Exercise brief →
Repeat everything from the first line of the listing below through the line that contains "0.315, 0.189, 0.093];", exactly. Leave out pictures.

──────

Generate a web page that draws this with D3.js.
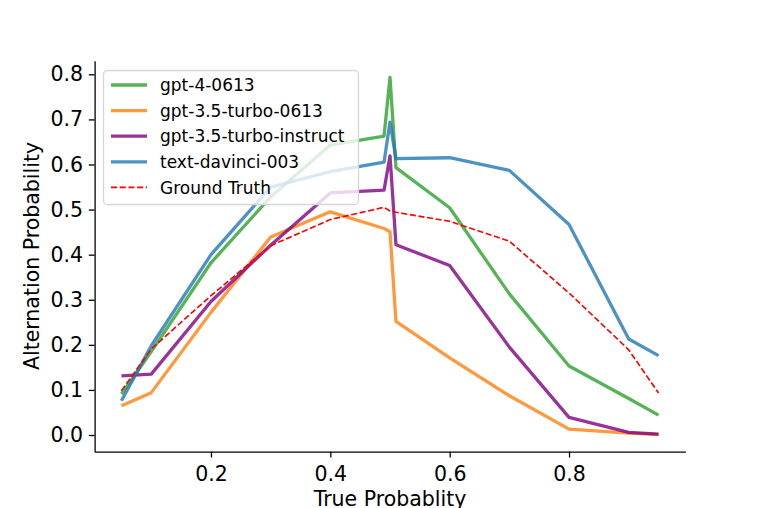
<!DOCTYPE html>
<html>
<head>
<meta charset="utf-8">
<script src="https://cdn.jsdelivr.net/npm/d3@7"></script>
<style>
  body { margin: 0; background: #fff; }
  text { font-family: "DejaVu Sans", sans-serif; }
</style>
</head>
<body>
<div id="chart"></div>
<script>
// true probability used for each run
var trueProb = [0.05, 0.1, 0.2, 0.3, 0.4, 0.49, 0.5, 0.51, 0.6, 0.7, 0.8, 0.9, 0.95];

// alternation probability read per model
var gpt4 = [0.091, 0.185, 0.382, 0.528, 0.643, 0.663, 0.793, 0.593, 0.504, 0.313, 0.153, 0.081, 0.044];
var gpt35 = [0.065, 0.094, 0.272, 0.439, 0.495, 0.458, 0.451, 0.252, 0.171, 0.087, 0.013, 0.004, 0.001];
var gpt35instruct = [0.131, 0.135, 0.296, 0.421, 0.537, 0.543, 0.619, 0.422, 0.376, 0.195, 0.039, 0.006, 0.002];
var davinci = [0.076, 0.198, 0.400, 0.550, 0.584, 0.605, 0.694, 0.613, 0.615, 0.587, 0.467, 0.213, 0.176];
var groundTruth = [0.098, 0.191, 0.309, 0.420, 0.478, 0.505, 0.497, 0.494, 0.474, 0.430, 0.315, 0.189, 0.093];

var seriesNames = ["gpt-4-0613", "gpt-3.5-turbo-0613", "gpt-3.5-turbo-instruct", "text-davinci-003", "Ground Truth"];
var seriesValues = [gpt4, gpt35, gpt35instruct, davinci, groundTruth];
var seriesColors = ["#2ca02c", "#ff7f0e", "#800080", "#1f77b4", "#ff0000"];

var xTicks = [0.2, 0.4, 0.6, 0.8];
var yTicks = [0, 0.1, 0.2, 0.3, 0.4, 0.5, 0.6, 0.7, 0.8];

var W = 761, H = 508;

var x = d3.scaleLinear().domain([0.005, 0.995]).range([94.6, 685.4]);
var y = d3.scaleLinear().domain([-0.037, 0.83]).range([451.7, 60.8]);

var svg = d3.select("#chart")
  .append("svg")
  .attr("width", W)
  .attr("height", H);

// lines
var line = d3.line()
  .x(function(d, i) { return x(trueProb[i]); })
  .y(function(d) { return y(d); });

seriesValues.forEach(function(vals, k) {
  var isTruth = k == 4;
  svg.append("path")
    .datum(vals)
    .attr("d", line)
    .attr("fill", "none")
    .attr("stroke", seriesColors[k])
    .attr("stroke-width", isTruth ? 1.65 : 3.3)
    .attr("stroke-opacity", isTruth ? 1 : 0.8)
    .attr("stroke-dasharray", isTruth ? "6.1,2.6" : null)
    .attr("stroke-linejoin", "round");
});

// axes (left and bottom spines only)
var xAxis = svg.append("g")
  .attr("transform", "translate(0," + y.range()[0] + ")")
  .call(d3.axisBottom(x).tickValues(xTicks).tickFormat(d3.format(".1f"))
    .tickSizeInner(5.8).tickSizeOuter(0).tickPadding(9));
var yAxis = svg.append("g")
  .attr("transform", "translate(" + x.range()[0] + ",0)")
  .call(d3.axisLeft(y).tickValues(yTicks).tickFormat(d3.format(".1f"))
    .tickSizeInner(5.8).tickSizeOuter(0).tickPadding(5.8));

[xAxis, yAxis].forEach(function(ax) {
  ax.selectAll("text")
    .attr("font-size", "20.5px")
    .attr("fill", "#000")
    .style("font-family", "DejaVu Sans");
  ax.selectAll("line").attr("stroke", "#000").attr("stroke-width", 1.3);
  ax.select(".domain").attr("stroke", "#000").attr("stroke-width", 1.3);
});

// axis titles (the bottom one sits at the very edge, as in the original)
svg.append("text")
  .attr("x", (x.range()[0] + x.range()[1]) / 2)
  .attr("y", 506)
  .attr("text-anchor", "middle")
  .attr("font-size", "20.5px")
  .text("True Probablity");

svg.append("text")
  .attr("transform", "translate(32,256) rotate(-90)")
  .attr("text-anchor", "middle")
  .attr("dy", "0.35em")
  .attr("font-size", "20.5px")
  .text("Alternation Probability");

// legend
var legend = svg.append("g");
legend.append("rect")
  .attr("x", 103.5).attr("y", 70.5)
  .attr("width", 255).attr("height", 134)
  .attr("rx", 4)
  .attr("fill", "#fff").attr("fill-opacity", 0.8)
  .attr("stroke", "#d6d6d6").attr("stroke-width", 1.3);

seriesNames.forEach(function(name, k) {
  var isTruth = k == 4;
  var ly = 85 + k * 25.6;
  legend.append("line")
    .attr("x1", 111).attr("x2", 147)
    .attr("y1", ly).attr("y2", ly)
    .attr("stroke", seriesColors[k])
    .attr("stroke-width", isTruth ? 1.65 : 3.3)
    .attr("stroke-opacity", isTruth ? 1 : 0.8)
    .attr("stroke-dasharray", isTruth ? "6.1,2.6" : null);
  legend.append("text")
    .attr("x", 160).attr("y", ly)
    .attr("dy", "0.36em")
    .attr("font-size", "17px")
    .text(name);
});
</script>
</body>
</html>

──────

Written answer →
Generate a web page that draws this with D3.js.
<!DOCTYPE html>
<html>
<head>
<meta charset="utf-8">
<script src="https://cdn.jsdelivr.net/npm/d3@7"></script>
<style>
  body { margin: 0; background: #fff; }
  text { font-family: "DejaVu Sans", sans-serif; }
</style>
</head>
<body>
<div id="chart"></div>
<script>
// true probability used for each run
var trueProb = [0.05, 0.1, 0.2, 0.3, 0.4, 0.49, 0.5, 0.51, 0.6, 0.7, 0.8, 0.9, 0.95];

// alternation probability read per model
var gpt4 = [0.091, 0.185, 0.382, 0.528, 0.643, 0.663, 0.793, 0.593, 0.504, 0.313, 0.153, 0.081, 0.044];
var gpt35 = [0.065, 0.094, 0.272, 0.439, 0.495, 0.458, 0.451, 0.252, 0.171, 0.087, 0.013, 0.004, 0.001];
var gpt35instruct = [0.131, 0.135, 0.296, 0.421, 0.537, 0.543, 0.619, 0.422, 0.376, 0.195, 0.039, 0.006, 0.002];
var davinci = [0.076, 0.198, 0.400, 0.550, 0.584, 0.605, 0.694, 0.613, 0.615, 0.587, 0.467, 0.213, 0.176];
var groundTruth = [0.098, 0.191, 0.309, 0.420, 0.478, 0.505, 0.497, 0.494, 0.474, 0.430, 0.315, 0.189, 0.093];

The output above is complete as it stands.